Q&Aシステムで理解する「埋め込み表現」と「ベクトル検索」
たとえば、膨大な製品カタログの情報から、製品に関するQ&Aシステムを実現するシステムを作るには「埋め込み表現(エンベッディング)」や「ベクトル検索」といった技術と組み合わせるパターンがよく紹介されているという。中井氏は、その身近な例としてGoogle検索のふるまいを紹介した。
現在のGoogle検索にLLMは組み込まれていないが「クラウドの特徴」と検索すると、その質問に対する明確な答えの文章がハイライトされて表示される。以前の検索は単語レベルのマッチングだったが、今は検索の意図や意味にあった情報を探し出すことができるようになっている。
Google検索の仕組みは公開されていないが、中井氏は「エンベッディングやベクトル検索が使われていることが想像できる」と語る。
質問したい人が検索キーワードを入力すると、エンベッディングを経てコンテキストを解析し、ベクトルに変換する。そしてベクトル検索を用い、関連性の高い単語が含まれている部分をユーザーに提示する。この2つの技術を活用すれば、LLMを使わなくてもQ&Aシステムを実現することができる。
これにLLMを追加すれば、チャットボットと会話しながらより自然に回答を得られるシステムが考えられる。会話文からLLMが検索したい内容をまとめて、エンベッディング処理に渡す。そしてベクトル検索の処理で返ってきたカタログの情報をLLMがまとめて自然な文章として回答するような仕組みだ。このように、LLMは人と自然言語でやりとりするインタフェースをより使いやすくするために利用できるのだ。中井氏は、Google Cloudでも、今回の要求のような製品カタログをベースにした製品Q&Aの実装が可能だという。
続いて下田氏は、LLMの部分に使える「PaLM for Text and Chat」を紹介した。プロンプトエンジニアリングを通じてPaLM 2モデルを使ったチャットボットのようなものが作れる。自社のデータを使った固有のチューニングも可能となる。チューニングにはコストと精度のバランスの取れた比較的軽量な仕組みを提供しているという。
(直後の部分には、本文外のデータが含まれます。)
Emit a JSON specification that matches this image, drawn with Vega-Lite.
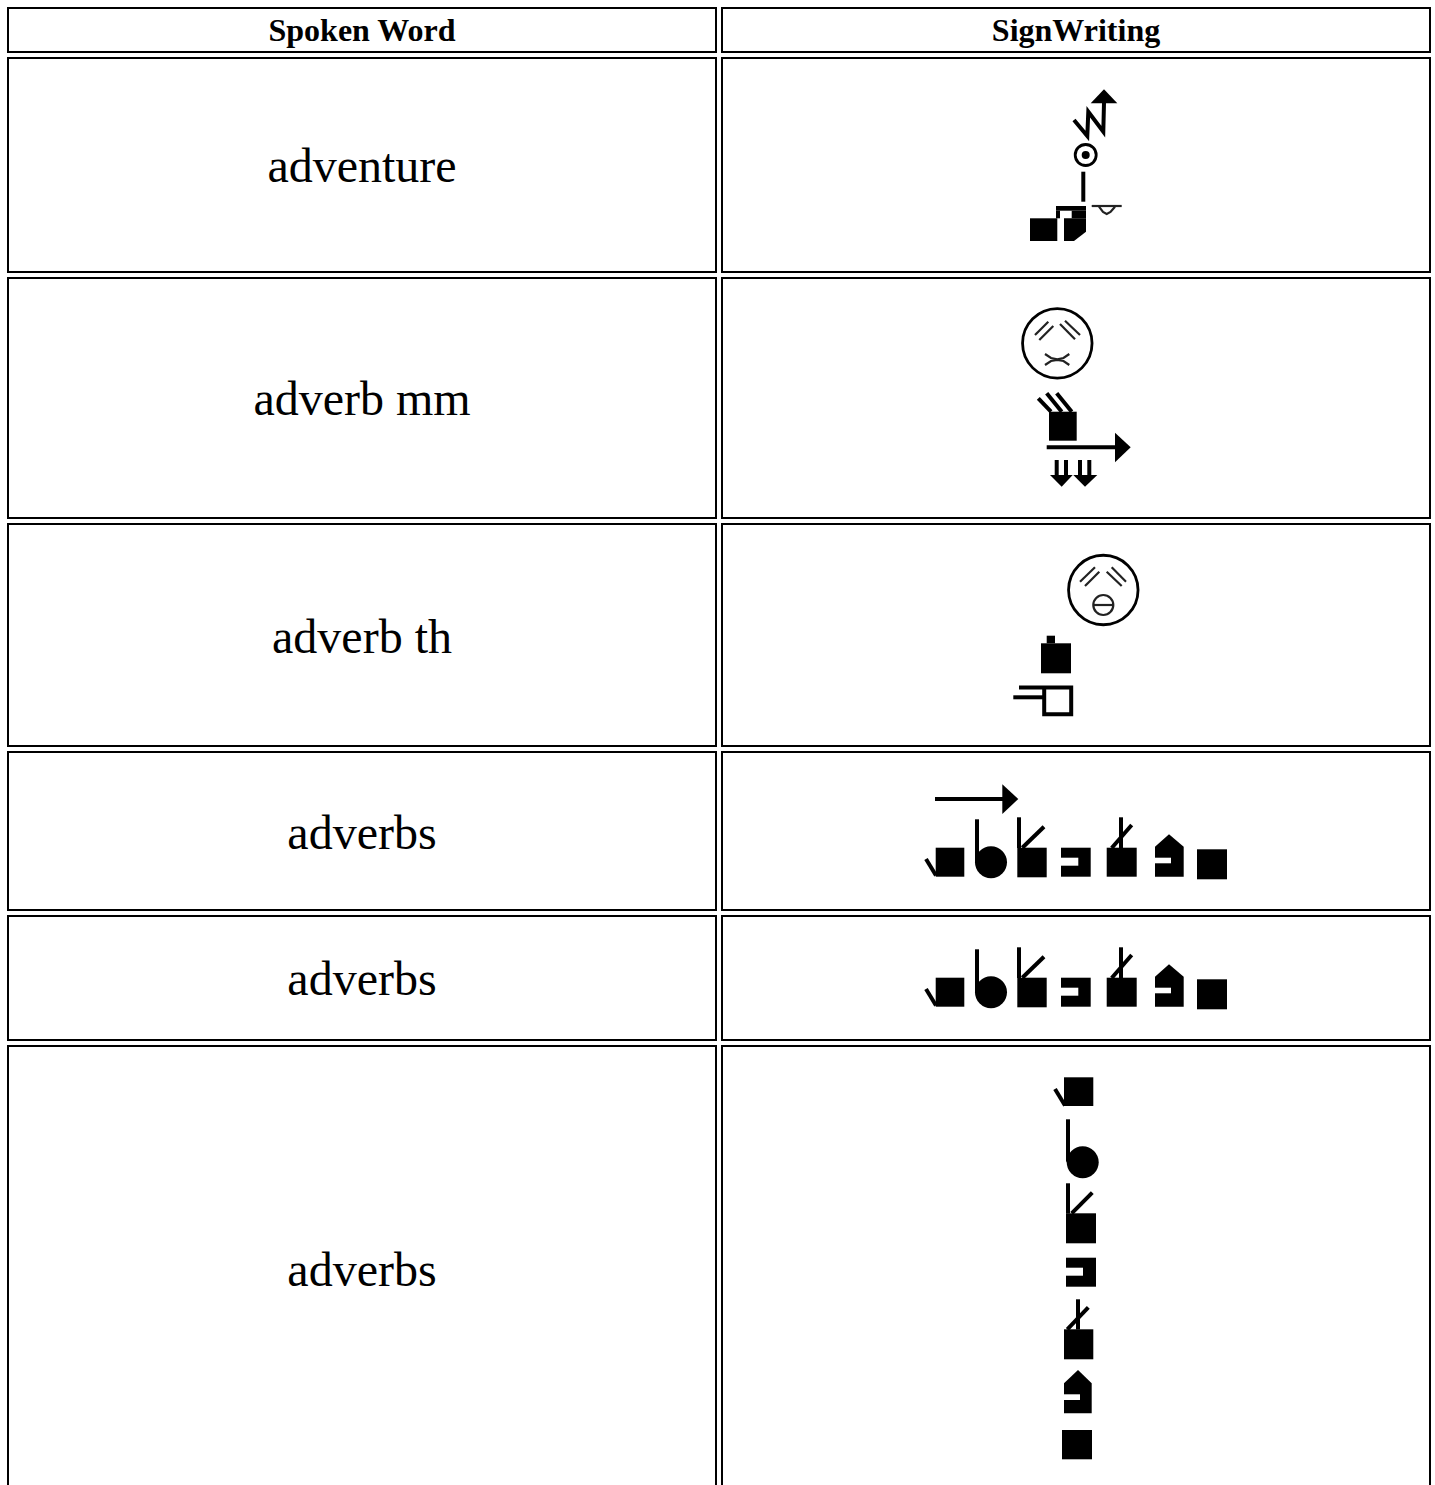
{"$schema":"https://vega.github.io/schema/vega-lite/v6.json","width":1435,"height":1485,"padding":0,"autosize":{"type":"fit","contains":"padding"},"background":"white","view":{"stroke":null},
"datasets":{
"cells":[{"x":8,"x2":716,"y":8,"y2":52},{"x":722,"x2":1430,"y":8,"y2":52},{"x":8,"x2":716,"y":58,"y2":272},{"x":722,"x2":1430,"y":58,"y2":272},{"x":8,"x2":716,"y":278,"y2":518},{"x":722,"x2":1430,"y":278,"y2":518},{"x":8,"x2":716,"y":524,"y2":746},{"x":722,"x2":1430,"y":524,"y2":746},{"x":8,"x2":716,"y":752,"y2":910},{"x":722,"x2":1430,"y":752,"y2":910},{"x":8,"x2":716,"y":916,"y2":1040},{"x":722,"x2":1430,"y":916,"y2":1040},{"x":8,"x2":716,"y":1046,"y2":1520},{"x":722,"x2":1430,"y":1046,"y2":1520}],
"headers":[{"label":"Spoken Word","x":362,"y":41},{"label":"SignWriting","x":1076,"y":41}],
"words":[{"label":"adventure","x":362,"y":182},{"label":"adverb mm","x":362,"y":415},{"label":"adverb th","x":362,"y":653},{"label":"adverbs","x":362,"y":849},{"label":"adverbs","x":362,"y":995},{"label":"adverbs","x":362,"y":1286}],
"ink":[
{"g":"a1","x":1090.7,"y":103.3,"y2":103.3},{"g":"a1","x":1104,"y":89.3,"y2":103.3},{"g":"a1","x":1117.3,"y":103.3,"y2":103.3},
{"g":"a2","x":1030,"y":218.3,"y2":241},{"g":"a2","x":1057.3,"y":218.3,"y2":241},
{"g":"a3","x":1056,"y":206,"y2":210.7},{"g":"a3","x":1086,"y":206,"y2":210.7},
{"g":"a4","x":1056,"y":210.7,"y2":218.3},{"g":"a4","x":1060,"y":210.7,"y2":218.3},
{"g":"a5","x":1071.7,"y":210.7,"y2":218.3},{"g":"a5","x":1086,"y":210.7,"y2":218.3},
{"g":"a6","x":1064,"y":218.3,"y2":241},{"g":"a6","x":1074,"y":218.3,"y2":241},{"g":"a6","x":1086,"y":218.3,"y2":231.7},
{"g":"b1","x":1049,"y":411.7,"y2":440.7},{"g":"b1","x":1076.7,"y":411.7,"y2":440.7},
{"g":"b2","x":1115,"y":432.7,"y2":462.3},{"g":"b2","x":1130.7,"y":447.3,"y2":447.3},
{"g":"b3","x":1050,"y":475,"y2":475},{"g":"b3","x":1061.7,"y":475,"y2":486.7},{"g":"b3","x":1072.7,"y":475,"y2":475},
{"g":"b4","x":1073.3,"y":475,"y2":475},{"g":"b4","x":1085,"y":475,"y2":486.7},{"g":"b4","x":1097.3,"y":475,"y2":475},
{"g":"c1","x":1041,"y":643.3,"y2":673.3},{"g":"c1","x":1071,"y":643.3,"y2":673.3},
{"g":"c2","x":1046.7,"y":635.7,"y2":643.3},{"g":"c2","x":1055,"y":635.7,"y2":643.3},
{"g":"d0","x":1002.3,"y":784.3,"y2":814},{"g":"d0","x":1018.3,"y":799,"y2":799},
{"g":"d1","x":935.7,"y":847.7,"y2":876.7},{"g":"d1","x":964.3,"y":847.7,"y2":876.7},
{"g":"d3","x":1017.3,"y":847.7,"y2":877.3},{"g":"d3","x":1046.7,"y":847.7,"y2":877.3},
{"g":"d4","x":1061,"y":847.7,"y2":876.7},{"g":"d4","x":1090.7,"y":847.7,"y2":876.7},
{"g":"d5","x":1106.7,"y":847.7,"y2":876.7},{"g":"d5","x":1136.7,"y":847.7,"y2":876.7},
{"g":"d6","x":1155,"y":846.7,"y2":876.7},{"g":"d6","x":1169,"y":834.3,"y2":876.7},{"g":"d6","x":1183.7,"y":846.7,"y2":876.7},
{"g":"d7","x":1197,"y":849.3,"y2":879.3},{"g":"d7","x":1227,"y":849.3,"y2":879.3},
{"g":"e1","x":935.7,"y":977.7,"y2":1006.7},{"g":"e1","x":964.3,"y":977.7,"y2":1006.7},
{"g":"e3","x":1017.3,"y":977.7,"y2":1007.3},{"g":"e3","x":1046.7,"y":977.7,"y2":1007.3},
{"g":"e4","x":1061,"y":977.7,"y2":1006.7},{"g":"e4","x":1090.7,"y":977.7,"y2":1006.7},
{"g":"e5","x":1106.7,"y":977.7,"y2":1006.7},{"g":"e5","x":1136.7,"y":977.7,"y2":1006.7},
{"g":"e6","x":1155,"y":976.7,"y2":1006.7},{"g":"e6","x":1169,"y":964.3,"y2":1006.7},{"g":"e6","x":1183.7,"y":976.7,"y2":1006.7},
{"g":"e7","x":1197,"y":979.3,"y2":1009.3},{"g":"e7","x":1227,"y":979.3,"y2":1009.3},
{"g":"f1","x":1064,"y":1077.3,"y2":1106},{"g":"f1","x":1093.3,"y":1077.3,"y2":1106},
{"g":"f3","x":1066,"y":1213.3,"y2":1243.3},{"g":"f3","x":1096,"y":1213.3,"y2":1243.3},
{"g":"f4","x":1066,"y":1257.7,"y2":1286.7},{"g":"f4","x":1096,"y":1257.7,"y2":1286.7},
{"g":"f5","x":1064,"y":1329.3,"y2":1359.3},{"g":"f5","x":1093.3,"y":1329.3,"y2":1359.3},
{"g":"f6","x":1064,"y":1383.3,"y2":1413.3},{"g":"f6","x":1078,"y":1370,"y2":1413.3},{"g":"f6","x":1091.7,"y":1383.3,"y2":1413.3},
{"g":"f7","x":1062,"y":1430,"y2":1459.3},{"g":"f7","x":1092,"y":1430,"y2":1459.3}
],
"paper":[
{"g":"p1","x":1060,"y":857.7,"y2":865.7},{"g":"p1","x":1078.3,"y":857.7,"y2":865.7},
{"g":"p2","x":1154,"y":857.7,"y2":863.3},{"g":"p2","x":1171,"y":857.7,"y2":863.3},
{"g":"p3","x":1060,"y":987.7,"y2":995.7},{"g":"p3","x":1078.3,"y":987.7,"y2":995.7},
{"g":"p4","x":1154,"y":987.7,"y2":993.3},{"g":"p4","x":1171,"y":987.7,"y2":993.3},
{"g":"p5","x":1065,"y":1267.7,"y2":1275.7},{"g":"p5","x":1083,"y":1267.7,"y2":1275.7},
{"g":"p6","x":1063,"y":1394.3,"y2":1400},{"g":"p6","x":1080,"y":1394.3,"y2":1400}
],
"dots":[{"x":1085.7,"y":155}],
"balls":[{"x":991,"y":862.3},{"x":991,"y":992.3},{"x":1082.7,"y":1162.3}],
"eyes":[{"x":1085.7,"y":155}],
"faces":[{"x":1057.3,"y":343.3},{"x":1103.3,"y":590}],
"mouths":[{"x":1103.3,"y":605}],
"heavy":[
{"g":"z","s":0,"x":1074,"y":120},{"g":"z","s":1,"x":1087.3,"y":136},{"g":"z","s":2,"x":1088.3,"y":111.7},{"g":"z","s":3,"x":1103.3,"y":131.7},{"g":"z","s":4,"x":1104,"y":102.7},
{"g":"v","s":0,"x":1083.3,"y":171.7},{"g":"v","s":1,"x":1083.3,"y":201.7},
{"g":"f1","s":0,"x":1038.3,"y":398.3},{"g":"f1","s":1,"x":1051,"y":411.7},
{"g":"f2","s":0,"x":1046.7,"y":393.3},{"g":"f2","s":1,"x":1061.7,"y":411.7},
{"g":"f3","s":0,"x":1056.7,"y":393.3},{"g":"f3","s":1,"x":1071.7,"y":411.7},
{"g":"ar","s":0,"x":1046.7,"y":447.3},{"g":"ar","s":1,"x":1116.7,"y":447.3},
{"g":"s1","s":0,"x":1056.7,"y":460},{"g":"s1","s":1,"x":1056.7,"y":476},
{"g":"s2","s":0,"x":1066,"y":460},{"g":"s2","s":1,"x":1066,"y":476},
{"g":"s3","s":0,"x":1080,"y":460},{"g":"s3","s":1,"x":1080,"y":476},
{"g":"s4","s":0,"x":1089.3,"y":460},{"g":"s4","s":1,"x":1089.3,"y":476},
{"g":"wh","s":0,"x":1019,"y":687.5},{"g":"wh","s":1,"x":1071.2,"y":687.5},{"g":"wh","s":2,"x":1071.2,"y":714.2},{"g":"wh","s":3,"x":1044.2,"y":714.2},{"g":"wh","s":4,"x":1044.2,"y":687.5},
{"g":"wm","s":0,"x":1013.3,"y":697.3},{"g":"wm","s":1,"x":1044,"y":697.3},
{"g":"d0","s":0,"x":935,"y":799},{"g":"d0","s":1,"x":1003.3,"y":799},
{"g":"d1","s":0,"x":926,"y":859},{"g":"d1","s":1,"x":936,"y":875.5},
{"g":"d2","s":0,"x":977,"y":819.3},{"g":"d2","s":1,"x":977,"y":862},
{"g":"d3","s":0,"x":1019,"y":817.3},{"g":"d3","s":1,"x":1019,"y":848},
{"g":"d3b","s":0,"x":1022.3,"y":847.7},{"g":"d3b","s":1,"x":1044,"y":826.7},
{"g":"d5","s":0,"x":1121,"y":817.3},{"g":"d5","s":1,"x":1121,"y":848},
{"g":"d5b","s":0,"x":1111.7,"y":848},{"g":"d5b","s":1,"x":1131.7,"y":825},
{"g":"e1","s":0,"x":926,"y":989},{"g":"e1","s":1,"x":936,"y":1005.5},
{"g":"e2","s":0,"x":977,"y":949.3},{"g":"e2","s":1,"x":977,"y":992},
{"g":"e3","s":0,"x":1019,"y":947.3},{"g":"e3","s":1,"x":1019,"y":978},
{"g":"e3b","s":0,"x":1022.3,"y":977.7},{"g":"e3b","s":1,"x":1044,"y":956.7},
{"g":"e5","s":0,"x":1121,"y":947.3},{"g":"e5","s":1,"x":1121,"y":978},
{"g":"e5b","s":0,"x":1111.7,"y":978},{"g":"e5b","s":1,"x":1131.7,"y":955},
{"g":"g1","s":0,"x":1055,"y":1089},{"g":"g1","s":1,"x":1065,"y":1105.5},
{"g":"g2","s":0,"x":1068,"y":1119.3},{"g":"g2","s":1,"x":1068,"y":1161.7},
{"g":"g3","s":0,"x":1068,"y":1183.3},{"g":"g3","s":1,"x":1068,"y":1213.5},
{"g":"g3b","s":0,"x":1071.7,"y":1213.3},{"g":"g3b","s":1,"x":1092.3,"y":1192.7},
{"g":"g5","s":0,"x":1078,"y":1299.3},{"g":"g5","s":1,"x":1078,"y":1329.5},
{"g":"g5b","s":0,"x":1067.3,"y":1329.3},{"g":"g5b","s":1,"x":1088.3,"y":1307.3}
],
"light":[
{"g":"h","s":0,"x":1091.7,"y":206},{"g":"h","s":1,"x":1121.7,"y":206},
{"g":"arc","s":0,"x":1099,"y":206.7},{"g":"arc","s":1,"x":1103,"y":212},{"g":"arc","s":2,"x":1106.7,"y":214},{"g":"arc","s":3,"x":1110.5,"y":212},{"g":"arc","s":4,"x":1115,"y":206.7},
{"g":"b1","s":0,"x":1035,"y":335},{"g":"b1","s":1,"x":1048.3,"y":321.7},
{"g":"b2","s":0,"x":1039.3,"y":340},{"g":"b2","s":1,"x":1053.3,"y":326},
{"g":"b3","s":0,"x":1060,"y":324},{"g":"b3","s":1,"x":1075,"y":339.3},
{"g":"b4","s":0,"x":1065,"y":320.7},{"g":"b4","s":1,"x":1080,"y":335},
{"g":"m1","s":0,"x":1045,"y":354},{"g":"m1","s":1,"x":1051,"y":358},{"g":"m1","s":2,"x":1057.3,"y":359.3},{"g":"m1","s":3,"x":1063.5,"y":358},{"g":"m1","s":4,"x":1069.3,"y":354},
{"g":"m2","s":0,"x":1045,"y":365},{"g":"m2","s":1,"x":1051,"y":361},{"g":"m2","s":2,"x":1057.3,"y":360},{"g":"m2","s":3,"x":1063.5,"y":361},{"g":"m2","s":4,"x":1069.3,"y":365},
{"g":"c1","s":0,"x":1080,"y":581.7},{"g":"c1","s":1,"x":1095,"y":567.3},
{"g":"c2","s":0,"x":1085,"y":586},{"g":"c2","s":1,"x":1099.3,"y":571.7},
{"g":"c3","s":0,"x":1106.7,"y":571.7},{"g":"c3","s":1,"x":1121.7,"y":586},
{"g":"c4","s":0,"x":1111.7,"y":567.3},{"g":"c4","s":1,"x":1126,"y":581.7},
{"g":"c5","s":0,"x":1093.3,"y":605},{"g":"c5","s":1,"x":1113.3,"y":605}
]},
"encoding":{"x":{"field":"x","type":"quantitative","scale":{"domain":[0,1435],"nice":false,"zero":false},"axis":null},"y":{"field":"y","type":"quantitative","scale":{"domain":[0,1485],"reverse":true,"nice":false,"zero":false},"axis":null}},
"layer":[
{"data":{"name":"cells"},"mark":{"type":"rect","fill":"white","stroke":"black","strokeWidth":2,"clip":true},"encoding":{"x2":{"field":"x2"},"y2":{"field":"y2"}}},
{"data":{"name":"headers"},"mark":{"type":"text","font":"Liberation Serif","fontSize":32,"fontWeight":"bold","align":"center","baseline":"alphabetic","color":"black"},"encoding":{"text":{"field":"label"}}},
{"data":{"name":"words"},"mark":{"type":"text","font":"Liberation Serif","fontSize":48,"align":"center","baseline":"alphabetic","color":"black"},"encoding":{"text":{"field":"label"}}},
{"data":{"name":"ink"},"mark":{"type":"area","color":"black","orient":"vertical"},"encoding":{"y2":{"field":"y2"},"detail":{"field":"g"}}},
{"data":{"name":"paper"},"mark":{"type":"area","color":"white","orient":"vertical"},"encoding":{"y2":{"field":"y2"},"detail":{"field":"g"}}},
{"data":{"name":"dots"},"mark":{"type":"point","shape":"circle","filled":true,"color":"black","opacity":1,"size":64}},
{"data":{"name":"balls"},"mark":{"type":"point","shape":"circle","filled":true,"color":"black","opacity":1,"size":1024}},
{"data":{"name":"eyes"},"mark":{"type":"point","shape":"circle","filled":false,"stroke":"black","strokeWidth":2.8,"opacity":1,"size":441}},
{"data":{"name":"faces"},"mark":{"type":"point","shape":"circle","filled":false,"stroke":"black","strokeWidth":2.8,"opacity":1,"size":4830}},
{"data":{"name":"mouths"},"mark":{"type":"point","shape":"circle","filled":false,"stroke":"#222222","strokeWidth":2.2,"opacity":1,"size":400}},
{"data":{"name":"heavy"},"mark":{"type":"line","color":"black","strokeWidth":4,"strokeCap":"butt"},"encoding":{"detail":{"field":"g"},"order":{"field":"s","type":"quantitative"}}},
{"data":{"name":"light"},"mark":{"type":"line","color":"#222222","strokeWidth":2.2,"strokeCap":"butt"},"encoding":{"detail":{"field":"g"},"order":{"field":"s","type":"quantitative"}}}
]}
エンベッディングを行うサービスが「Embeddings API」だ。テキストや画像を入力すると、そのデータの持つ「意味」を抽出できる。また、意味の近いものを高速に探すベクトル検索には「Vertex AI Matching Engine」というサービスがある。下田氏は、メルカリUSから提供された商品データカタログで、テキストや画像を用いて人の感覚で「似ている」と感じるような商品を検索できるシステムのデモンストレーションを行った。
「T shirts」と入力すると、Tシャツの画像が並び、その後「With Dancing People」と入れると、踊っている人の柄のTシャツが並んだ。「T shirts」を「cups」に変えると、踊っている人の柄のカップが表示された。
「このデモのポイントは2点あります。メルカリのサービスの性質上ですね、いわゆる商品マスターみたいなものがなく、出品ユーザーが必ず商品情報を記述しているわけではない条件でもこれらの情報を見た目でヒットさせたことが1つ。もう1つは、100万点ぐらいあるベクトルに対してかなり速いレスポンスで返ってくることです」(下田氏)
このデモでは、データがテキストであれ画像であれ、一度その意味を抽象的な埋め込みベクトルに変換すると、そこから先はベクトルマッチングのシステムを用いて同様の処理が可能となった。中井氏は、LLMに固執すると、扱えるデータは自然言語に限られ、画像処理ができないことを指摘し、なんでもLLMで処理しようとせず、既存の技術を組み合わせることの重要性をあらためて強調した。
Google CloudのAI/MLソリューションは、SaaS、PaaS、IaaSの層でさまざまなものが展開されている。フルスクラッチで独自のシステムを作ることもできれば、決まった用途ならSaaSで対応も可能だ。下田氏は、その代表として「Generative AI App builder(Enterprise Search)」を紹介した。Google Cloudのサービスを組み合わせてカタログ検索をするには、ベクトルの長さやカタログ情報の分割など変動する部分が存在し、調整が難しい。Enterprise Searchであれば、生成AIのテクノロジーを組み込み、スケーラブルな検索システムを手軽に作れるという。
下田氏は「典型的なユースケースとして、検索や会話が頭にも浮かぶと思います。こういったものをマネージドサービスという形で提供しています。ユーザーの皆様がやっていただくのは、データを入れて、少し設定するだけでご利用いただけます。よりアプリケーション開発に集中できようになります」
中井氏はLLMの技術はまだ黎明期にあり、さまざまな技術と組み合わせたアーキテクチャーのパターンが考えられるため「現在は失敗を経験しながら知見をためていく段階」であるとし、最後にGoogle Cloudの利用と、メンバー限定のウェビナーなどが配信されるプログラム「Google Cloud Innovators」への参加を促した。